Eine aufgedrehte, hart getaktete Spurensuche ist es geworden, die tief in das Leben seiner dreizehnjährigen Protagonistinnen schaut. Eine perfide, wie klug gebaute Versuchung. Eine schlau kalkulierte Verführung des Zuschauers, die kein versöhnliches Ende im Sinn hat. Die zwar mit Nachdruck umgarnt, aber nicht nach Sympathie angelt. Man muss nicht mögen, was man hier sieht, um nachhaltig verunsichert nach dem Dunkel auf der Bühne wieder ins Leben zu stolpern.

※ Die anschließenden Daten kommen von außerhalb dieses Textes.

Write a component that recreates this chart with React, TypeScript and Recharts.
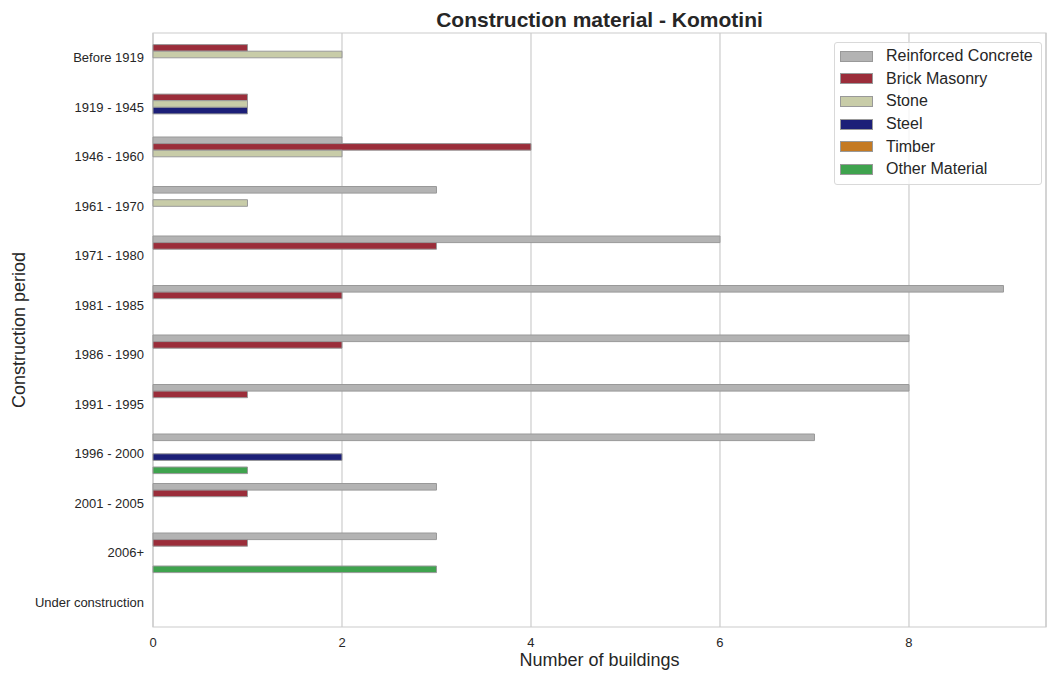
// Construction material - Komotini, horizontal grouped bars
import React from 'react';
import { BarChart, Bar, XAxis, YAxis, CartesianGrid, Legend, ReferenceArea } from 'recharts';

const FONT = '"Liberation Sans", Arial, Helvetica, sans-serif';
const TEXT = '#262626';

// Construction periods (top to bottom)
const periods = [
    'Before 1919',
    '1919 - 1945',
    '1946 - 1960',
    '1961 - 1970',
    '1971 - 1980',
    '1981 - 1985',
    '1986 - 1990',
    '1991 - 1995',
    '1996 - 2000',
    '2001 - 2005',
    '2006+',
    'Under construction',
];

// Number of buildings per material
const reinforcedConcrete = [0, 0, 2, 3, 6, 9, 8, 8, 7, 3, 3, 0];
const brickMasonry = [1, 1, 4, 0, 3, 2, 2, 1, 0, 1, 1, 0];
const stone = [2, 1, 2, 1, 0, 0, 0, 0, 0, 0, 0, 0];
const steel = [0, 1, 0, 0, 0, 0, 0, 0, 2, 0, 0, 0];
const timber = [0, 0, 0, 0, 0, 0, 0, 0, 0, 0, 0, 0];
const otherMaterial = [0, 0, 0, 0, 0, 0, 0, 0, 1, 0, 3, 0];

const xTicks = [0, 2, 4, 6, 8];
const xMax = 9.45;

const SERIES = [
    { key: 'rc', name: 'Reinforced Concrete', color: '#b3b3b3', values: reinforcedConcrete },
    { key: 'brick', name: 'Brick Masonry', color: '#9b2d3a', values: brickMasonry },
    { key: 'stone', name: 'Stone', color: '#c8cca8', values: stone },
    { key: 'steel', name: 'Steel', color: '#1c1f78', values: steel },
    { key: 'timber', name: 'Timber', color: '#c47a23', values: timber },
    { key: 'other', name: 'Other Material', color: '#3fa34e', values: otherMaterial },
];

const data = periods.map((period, i) => {
    const row: Record<string, string | number> = { period };
    SERIES.forEach((s) => {
        row[s.key] = s.values[i];
    });
    return row;
});

// Boxed legend like matplotlib's, kept in series order
const LegendBox = () => (
    <div
        style={{
            border: '1px solid #d9d9d9',
            borderRadius: 3,
            background: 'rgba(255,255,255,0.8)',
            padding: '2px 8px 3px 5px',
            fontFamily: FONT,
            fontSize: 16,
            color: TEXT,
        }}
    >
        {SERIES.map((s) => (
            <div key={s.key} style={{ display: 'flex', alignItems: 'center', height: 22.6 }}>
                <span
                    style={{
                        display: 'inline-block',
                        width: 31,
                        height: 9,
                        background: s.color,
                        border: '1px solid #999',
                        marginRight: 13,
                    }}
                />
                <span style={{ whiteSpace: 'nowrap' }}>{s.name}</span>
            </div>
        ))}
    </div>
);

export default function App() {
    return (
        <div style={{ position: 'absolute', left: 0, top: 0, width: 1047, height: 673, background: '#fff' }}>
            <div
                style={{
                    position: 'absolute',
                    left: 153,
                    width: 893,
                    top: 8,
                    textAlign: 'center',
                    fontFamily: FONT,
                    fontWeight: 'bold',
                    fontSize: 21,
                    lineHeight: 'normal',
                    color: TEXT,
                }}
            >
                Construction material - Komotini
            </div>
            <BarChart
                width={1047}
                height={673}
                data={data}
                layout="vertical"
                margin={{ top: 33, right: 1, bottom: 0, left: 0 }}
                barCategoryGap="10%"
                barGap={0}
                barSize={6.6}
            >
                <CartesianGrid horizontal={false} stroke="#cccccc" strokeWidth={1.2} />
                <XAxis
                    type="number"
                    domain={[0, xMax]}
                    ticks={xTicks}
                    height={46}
                    axisLine={false}
                    tickLine={false}
                    tickSize={0}
                    tickMargin={11}
                    tick={{ fill: TEXT, fontSize: 13, fontFamily: FONT }}
                    label={{
                        content: ({ viewBox }: any) => (
                            <text
                                x={viewBox.x + viewBox.width / 2}
                                y={666}
                                textAnchor="middle"
                                fill={TEXT}
                                fontSize={18}
                                fontFamily={FONT}
                            >
                                Number of buildings
                            </text>
                        ),
                    }}
                />
                <YAxis
                    type="category"
                    dataKey="period"
                    width={153}
                    interval={0}
                    axisLine={false}
                    tickLine={false}
                    tickSize={0}
                    tickMargin={9}
                    tick={{ fill: TEXT, fontSize: 13, fontFamily: FONT }}
                    label={{
                        content: ({ viewBox }: any) => {
                            const cy = viewBox.y + viewBox.height / 2;
                            return (
                                <text
                                    x={25}
                                    y={cy}
                                    transform={`rotate(-90 25 ${cy})`}
                                    textAnchor="middle"
                                    fill={TEXT}
                                    fontSize={18}
                                    fontFamily={FONT}
                                >
                                    Construction period
                                </text>
                            );
                        },
                    }}
                />
                {SERIES.map((s) => (
                    <Bar
                        key={s.key}
                        dataKey={s.key}
                        name={s.name}
                        fill={s.color}
                        stroke="#999999"
                        strokeWidth={1}
                        isAnimationActive={false}
                    />
                ))}
                <ReferenceArea x1={0} x2={xMax} fill="none" stroke="#cccccc" strokeWidth={1.2} />
                <Legend
                    layout="vertical"
                    align="center"
                    verticalAlign="middle"
                    content={<LegendBox />}
                    wrapperStyle={{ top: 42, left: 834, width: 'auto', height: 'auto' }}
                />
            </BarChart>
        </div>
    );
}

Eine Bilderschau, die dem kulturgeschichtlichen Topos des „Jungen Mädchens“ ins Heute weiter übersetzt, seine Fortschreibungen von der Antike ab beleuchtet, nachzieht und seine jetzigen Bilder einzufangen versucht. Und einem immer wieder die Fremdheiten dieser Welt vor Augen zu führen weiß. Das gilt es auszuhalten. Das gilt es aber auch genau anzuschauen, es als Teil unserer Geschichte, Entwicklung und des täglichen Lebens zu begreifen. Eine Tatsache, die herausfordert und verbindet. Die Akteure auf der Bühne, die Zuschauer – alle mit ihren Geschichten und Erinnerungen im Gepäck – zu Komplizen macht beim Blick auf die Strukturen unserer Gesellschaft und unseres Menschsein.

Keine unumstrittenes Stück hier beim Theaterfest. Kein unumstrittenes Stück überhaupt. Aber ein unumstritten starkes Ding, das mit präzisen und souveränen Bildern sein Thema verhandelt und seine Zuschauer zu keinem Zeitpunkt schonen möchte. Und das eben auch nicht tut.